Communications and Public Affairs

Senator member Mike Carroll wants written assurance faculty pension information will never be turned over to secret U.S.intelligence courts. But he isn't holding his breath.

So why be concerned if you're not a terrorist?


The statement seems to be saying that they might well transmit our pension data across international boundaries - and this of course would in itself bring such data within reach of the Patriot Act

Ok, but so what? No terrorists here, right? Why worry? Actually, for several reasons. U.S. FIS courts operate in secrecy with little or no oversight (it's a crime to reveal an action of this court and a felony not to comply with an order to turn over records). As any number of academic bodies in the U.S. (including a number of academic Senates just a tad more activist than ours) have suggested, the wide-ranging authority granted under the Patriot Act poses a threat to civil liberties and creates a climate of fear that undermines academic freedom. In addition, the combination of such wide ranging-power with strict secrecy means that mistakes affecting ordinary (and innocent) people are easy to make and hard to correct (think Ted Kennedy and the "no fly" list).

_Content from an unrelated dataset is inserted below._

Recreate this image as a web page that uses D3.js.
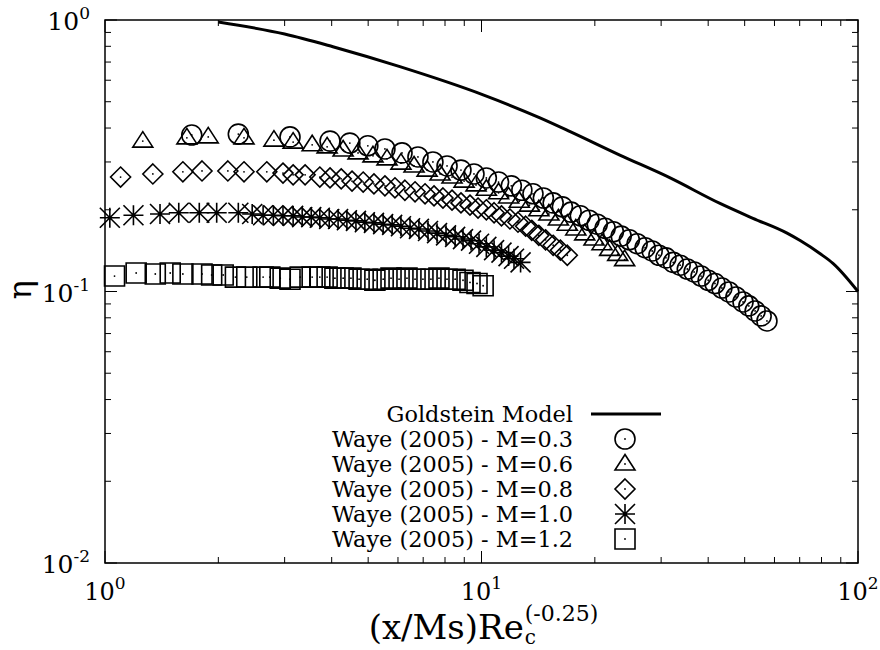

U.S. academics have no choice at the moment. They are subject to the Patriot Act. But it seems to me entirely inappropriate that the Western Administration should so casually enter into an institutional arrangement that likely puts our personal data within reach of U.S. courts acting under the authority of that Act. At Senate tomorrow, I will be asking the Administration to seek explicit written assurances from Buck Consultants Canada that they will not be shipping our data across international boundaries and would not comply with a FIS court order to turn over data.

Simple. questions that should have straightforward answers. Anyone want to bet we'll ever see those answers? I personally think it unlikely, unless of course someone in SLB decides it might improve our grade on the Globe and Mail scorecard.

1 comment:

BroadviewInnovations said...

Thanks for sharing the article.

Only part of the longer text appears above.